Distinct bacterial communities dominate tropical and temperate zone leaf litter

Mincheol Kim, Woo-Sung Kim, Binu M Tripathi, Jonathan Adams
Microbial Ecology 2014, 67 (4): 837-48
24549745
Little is known of the bacterial community of tropical rainforest leaf litter and how it might differ from temperate forest leaf litter and from the soils underneath. We sampled leaf litter in a similarly advanced stage of decay, and for comparison, we also sampled the surface layer of soil, at three tropical forest sites in Malaysia and four temperate forest sites in South Korea.
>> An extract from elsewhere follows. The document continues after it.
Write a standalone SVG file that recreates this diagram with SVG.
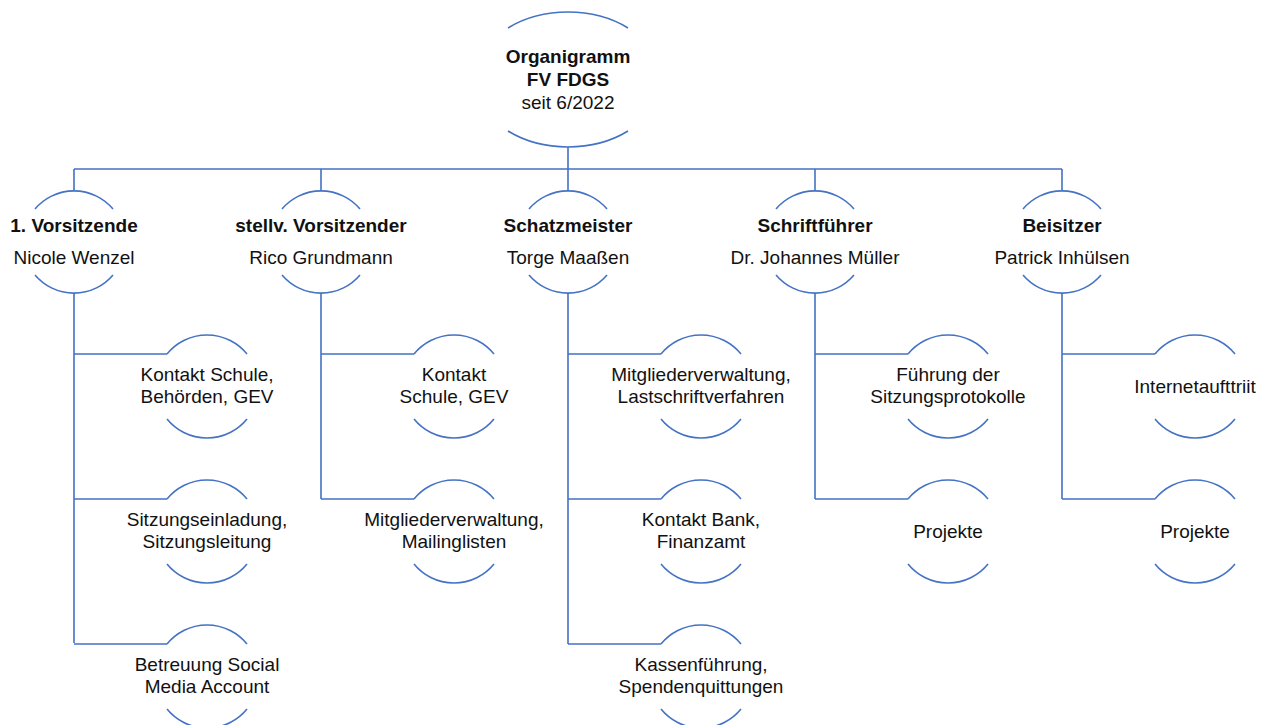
<svg xmlns="http://www.w3.org/2000/svg" width="1268" height="725" viewBox="0 0 1268 725">
<style>
.arc{fill:none;stroke:#4472C4;stroke-width:1.6}
.con{fill:none;stroke:#4472C4;stroke-width:1.6}
text{font-family:"Liberation Sans",Arial,sans-serif;font-size:19px;fill:#111;text-anchor:middle}
.b{font-weight:bold}
</style>
<rect width="1268" height="725" fill="#fff"/>
<g id="connectors" class="con">
<path d="M568 147V169M74 169H1062M74 169V191M321 169V191M568 169V191M815 169V191M1062 169V191"/>
<path d="M74 293V643M74 354H167M74 499H167M74 644H167"/>
<path d="M321 293V499M321 354H414M321 499H414"/>
<path d="M568 293V644M568 354H661M568 499H661M568 644H661"/>
<path d="M815 293V499M815 354H908M815 499H908"/>
<path d="M1062 293V499M1062 354H1155M1062 499H1155"/>
</g>
<g id="root">
<path class="arc" d="M508 28A93 67.5 0 0 1 628 28M508 131A93 67.5 0 0 0 628 131"/>
<text x="568" y="63" class="b">Organigramm</text>
<text x="568" y="86" class="b">FV FDGS</text>
<text x="568" y="109">seit 6/2022</text>
</g>
<g id="n1">
<path class="arc" d="M35 209A51 51 0 0 1 113 209M35 275A51 51 0 0 0 113 275"/>
<text x="74" y="232" class="b">1. Vorsitzende</text><text x="74" y="264">Nicole Wenzel</text>
</g>
<g id="n2">
<path class="arc" d="M282 209A51 51 0 0 1 360 209M282 275A51 51 0 0 0 360 275"/>
<text x="321" y="232" class="b">stellv. Vorsitzender</text><text x="321" y="264">Rico Grundmann</text>
</g>
<g id="n3">
<path class="arc" d="M529 209A51 51 0 0 1 607 209M529 275A51 51 0 0 0 607 275"/>
<text x="568" y="232" class="b">Schatzmeister</text><text x="568" y="264">Torge Maaßen</text>
</g>
<g id="n4">
<path class="arc" d="M776 209A51 51 0 0 1 854 209M776 275A51 51 0 0 0 854 275"/>
<text x="815" y="232" class="b">Schriftführer</text><text x="815" y="264">Dr. Johannes Müller</text>
</g>
<g id="n5">
<path class="arc" d="M1023 209A51 51 0 0 1 1101 209M1023 275A51 51 0 0 0 1101 275"/>
<text x="1062" y="232" class="b">Beisitzer</text><text x="1062" y="264">Patrick Inhülsen</text>
</g>
<g id="n1a">
<path class="arc" d="M167 354A51.5 51.5 0 0 1 247 354M167 419A51.5 51.5 0 0 0 247 419"/>
<text x="207" y="381">Kontakt Schule,</text><text x="207" y="403">Behörden, GEV</text>
</g>
<g id="n1b">
<path class="arc" d="M167 499A51.5 51.5 0 0 1 247 499M167 564A51.5 51.5 0 0 0 247 564"/>
<text x="207" y="526">Sitzungseinladung,</text><text x="207" y="548">Sitzungsleitung</text>
</g>
<g id="n1c">
<path class="arc" d="M167 644A51.5 51.5 0 0 1 247 644M167 709A51.5 51.5 0 0 0 247 709"/>
<text x="207" y="671">Betreuung Social</text><text x="207" y="693">Media Account</text>
</g>
<g id="n2a">
<path class="arc" d="M414 354A51.5 51.5 0 0 1 494 354M414 419A51.5 51.5 0 0 0 494 419"/>
<text x="454" y="381">Kontakt</text><text x="454" y="403">Schule, GEV</text>
</g>
<g id="n2b">
<path class="arc" d="M414 499A51.5 51.5 0 0 1 494 499M414 564A51.5 51.5 0 0 0 494 564"/>
<text x="454" y="526">Mitgliederverwaltung,</text><text x="454" y="548">Mailinglisten</text>
</g>
<g id="n3a">
<path class="arc" d="M661 354A51.5 51.5 0 0 1 741 354M661 419A51.5 51.5 0 0 0 741 419"/>
<text x="701" y="381">Mitgliederverwaltung,</text><text x="701" y="403">Lastschriftverfahren</text>
</g>
<g id="n3b">
<path class="arc" d="M661 499A51.5 51.5 0 0 1 741 499M661 564A51.5 51.5 0 0 0 741 564"/>
<text x="701" y="526">Kontakt Bank,</text><text x="701" y="548">Finanzamt</text>
</g>
<g id="n3c">
<path class="arc" d="M661 644A51.5 51.5 0 0 1 741 644M661 709A51.5 51.5 0 0 0 741 709"/>
<text x="701" y="671">Kassenführung,</text><text x="701" y="693">Spendenquittungen</text>
</g>
<g id="n4a">
<path class="arc" d="M908 354A51.5 51.5 0 0 1 988 354M908 419A51.5 51.5 0 0 0 988 419"/>
<text x="948" y="381">Führung der</text><text x="948" y="403">Sitzungsprotokolle</text>
</g>
<g id="n4b">
<path class="arc" d="M908 499A51.5 51.5 0 0 1 988 499M908 564A51.5 51.5 0 0 0 988 564"/>
<text x="948" y="538">Projekte</text>
</g>
<g id="n5a">
<path class="arc" d="M1155 354A51.5 51.5 0 0 1 1235 354M1155 419A51.5 51.5 0 0 0 1235 419"/>
<text x="1195" y="393">Internetaufttriit</text>
</g>
<g id="n5b">
<path class="arc" d="M1155 499A51.5 51.5 0 0 1 1235 499M1155 564A51.5 51.5 0 0 0 1235 564"/>
<text x="1195" y="538">Projekte</text>
</g>
</svg>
Illumina sequencing targeting partial bacterial 16S ribosomal ribonucleic acid (rRNA) gene revealed that the bacterial community composition of both temperate and tropical litter is quite distinct from the soils underneath. Litter in both temperate and tropical forest was dominated by Proteobacteria and Actinobacteria, while soil is dominated by Acidobacteria and, to a lesser extent, Proteobacteria. However, bacterial communities of temperate and tropical litter clustered separately from one another on an ordination. The soil bacterial community structures were also distinctive to each climatic zone, suggesting that there must be a climate-specific biogeographical pattern in bacterial community composition. The differences were also found in the level of diversity. The temperate litter has a higher operational taxonomic unit (OTU) diversity than the tropical litter, paralleling the trend in soil diversity. Overall, it is striking that the difference in community composition between the leaf litter and the soil a few centimeters underneath is about the same as that between leaf litter in tropical and temperate climates, thousands of kilometers apart. However, one substantial difference was that the leaf litter of two tropical forest sites, Meranti and Forest Research Institute Malaysia (FRIM), was overwhelmingly dominated by the single genus Burkholderia, at 37 and 23 % of reads, respectively. The 454 sequencing result showed that most Burkholderia species in tropical leaf litter belong to nonpathogenic "plant beneficial" lineages. The differences from the temperate zone in the bacterial community of tropical forest litter may be partly a product of its differing chemistry, although the unvarying climate might also play a role, as might interactions with other organisms such as fungi. The single genus Burkholderia may be seen as potentially playing a major role in decomposition and nutrient cycling in tropical forests, but apparently not in temperate forests.